With this approach, the PA would seek to provide the ingredients for Palestinian people's survival and facilitate their livelihood affairs. It would serve as an instrument in the PLO's hands serving the national program, while preparations are underway to establish popular committees, consolidated leadership in all areas, and education, healthcare, and economic institutions, in addition to mobilizing civil society institutions such as parties, unions, municipalities, and associations in anticipation of the PA's collapse or the occupation dissolving it and replacing it with a puppet authority, should it refuse to accept the racist colonialist status quo it has created.

In this approach, the [Hamas] Gaza authority would merge as part of a single authority, while accounting for special circumstances and particulars, for instance, the fact that the occupation has redeployed forces despite having no presence there [in Gaza], occupies a part of it, besieges it, and continuously threatens it with aggression. This requires an authority that represents the entire nation, with the mandatory organization of armed resistance forces into a national army under a single strategy and unified command.

The foregoing requires the PA to gradually change its obligations, budget, and structure. A status quo built over the course of 25+ years cannot be undone by a decision. At the same time, it must prepare for the prospect of its collapse, dissolution, or replacement with another authority that may take shape as a Palestinian 'emirates' project, as proposed by Zionist scholar Mordechai Kedar, who views 'the emirate of Gaza' as the first step in his scheme and that the current conditions facilitate the establishment of the remaining emirates on familial and provincial grounds. 

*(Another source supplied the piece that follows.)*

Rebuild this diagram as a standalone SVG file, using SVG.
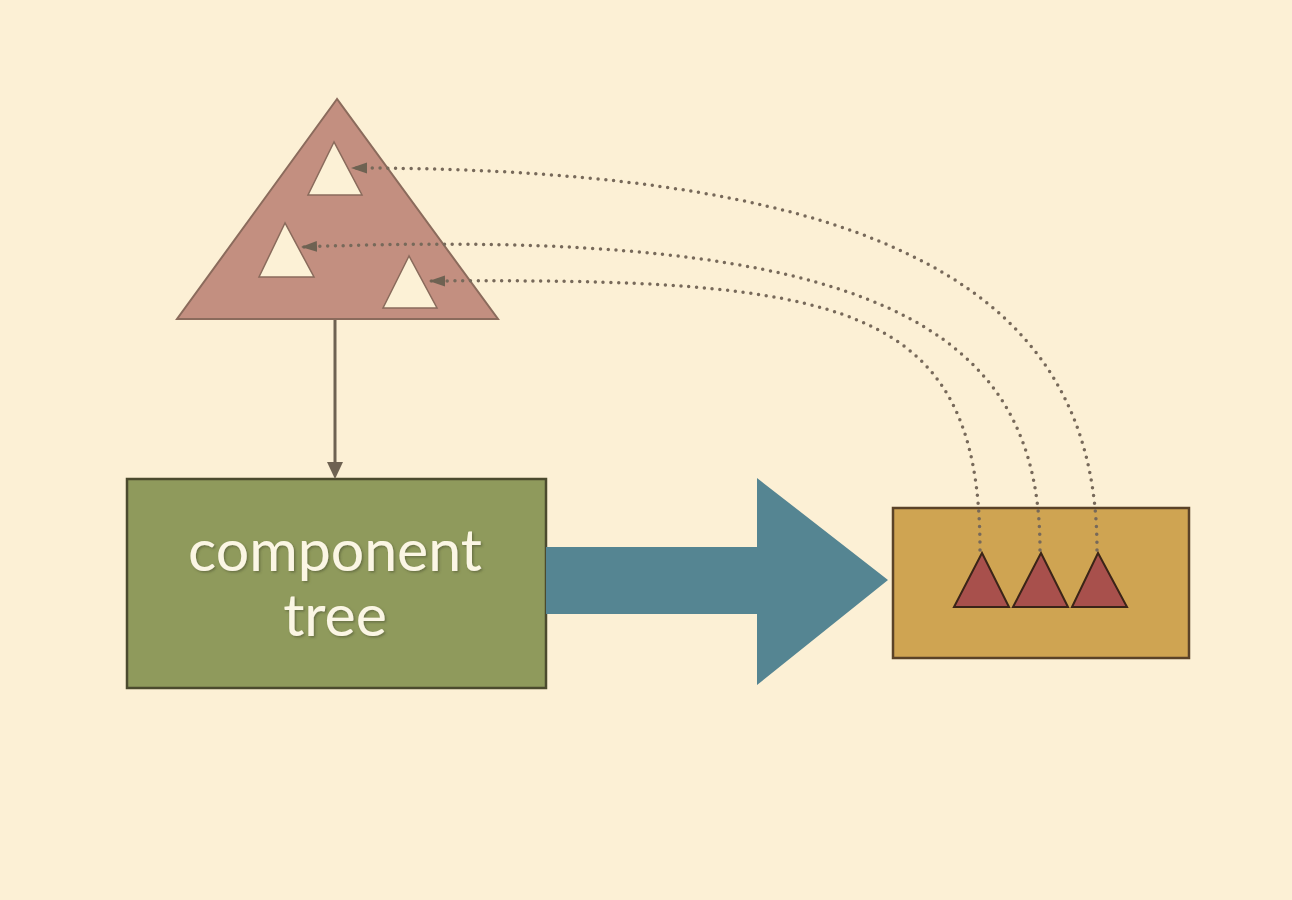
<svg xmlns="http://www.w3.org/2000/svg" width="1292" height="900" viewBox="0 0 1292 900">
<style>
.dot{fill:none;stroke:#77695a;stroke-width:3.5;stroke-linecap:round;stroke-dasharray:0 7.8}
.hole{fill:#fcf1d6;stroke:#8a6b5c;stroke-width:1.5}
.mini{fill:#a8504c;stroke:#3b2418;stroke-width:2}
.lbl{font-family:Lato,"Open Sans",sans-serif;font-size:59px;text-anchor:middle;fill:#fbf6e4;filter:url(#ts)}
</style>
<defs>
<filter id="ts" x="-10%" y="-20%" width="120%" height="140%">
<feDropShadow dx="1.5" dy="1.5" stdDeviation="1" flood-color="#4f5630" flood-opacity="0.6"/>
</filter>
<marker id="dh" viewBox="0 0 16 12" refX="15" refY="6" markerWidth="16" markerHeight="12" orient="auto" markerUnits="userSpaceOnUse">
<path d="M0,0.5 L16,6 L0,11.5 z" fill="#6e6252"/>
</marker>
</defs>
<rect width="1292" height="900" fill="#fcf0d5"/>
<g id="tree-triangle">
<polygon points="337,99 177,319 498,319" fill="#c38f80" stroke="#8b6b5c" stroke-width="2"/>
<polygon class="hole" points="334,142 308,195 362,195"/>
<polygon class="hole" points="285,223 259,277 314,277"/>
<polygon class="hole" points="409,256 383,308 437,308"/>
</g>
<g id="component-tree">
<rect x="127" y="479" width="419" height="209" fill="#8f9a5c" stroke="#4b4a2e" stroke-width="2.5"/>
<text class="lbl" x="335" y="571">component</text>
<text class="lbl" x="335" y="636">tree</text>
</g>
<g id="big-arrow">
<polygon points="546,547 757,547 757,478 888,580 757,685 757,614 546,614" fill="#558592"/>
</g>
<g id="output-box">
<rect x="893" y="508" width="296" height="150" fill="#cfa452" stroke="#5a4228" stroke-width="2.5"/>
<polygon class="mini" points="982,553 954,607 1009,607"/>
<polygon class="mini" points="1041,553 1013,607 1068,607"/>
<polygon class="mini" points="1098,553 1072,607 1127,607"/>
</g>
<g id="connectors">
<line x1="335" y1="320" x2="335" y2="464" stroke="#6e6252" stroke-width="3"/>
<path d="M335,479 L327,462 L343,462 z" fill="#6e6252"/>
<path class="dot" d="M1097,550 C1097,300 900,168 352,168" marker-end="url(#dh)"/>
<path class="dot" d="M1040,550 C1040,330 880,225 302,247" marker-end="url(#dh)"/>
<path class="dot" d="M980,550 C980,300 840,278 430,281" marker-end="url(#dh)"/>
</g>
</svg>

Although the current [PA] approach rejects Trump's vision and the annexation scheme, sticking to it without adopting a new comprehensive approach will either reproduce a second Oslo Accords with new terms that are worse than those of the first Oslo, or it will lead to the PA's collapse and the establishment of an authority (or authorities) entirely compliant with the occupation's will, which can be achieved by spreading security chaos and turmoil, hunger, poverty, and unemployment, driving the people to accept any authority as preferable to the rule of thugs, bandits, road-blockers, and the occupation's lackeys. 

Despite all the turmoil, loss, and division, there is still hope, because the Palestinian people are committed to their cause and prepared to fight for it and the Palestinians, Arabs, and world reject Trump's vision and the annexation scheme. This may not be yet enough to thwart it, but if the Palestinians act now to take steps towards unity, partnership, resilience and popular resistance, prepare for an intifada, and build upon prior achievements and remaining gains, they will be able to defeat the annexation.

It is no insignificant feat for 140 countries to recognize the Palestinian state, for the UN and international law to be opposed to the occupation's actions, and for the International Criminal Court to embark on prosecuting the occupation for its crimes. Moreover, the Arab peoples are against normalization and uphold the centrality of the Palestinian cause, and international public opinion stands with Palestinian rights. 

"Add to that the fact that the region and the world are changing and will inevitably witness further change, especially when the coronavirus pandemic is over, and many Israelis, including Zionist hardliners and security and military personnel, view the harms of annexation to currently outweigh its benefits," concludes Masri.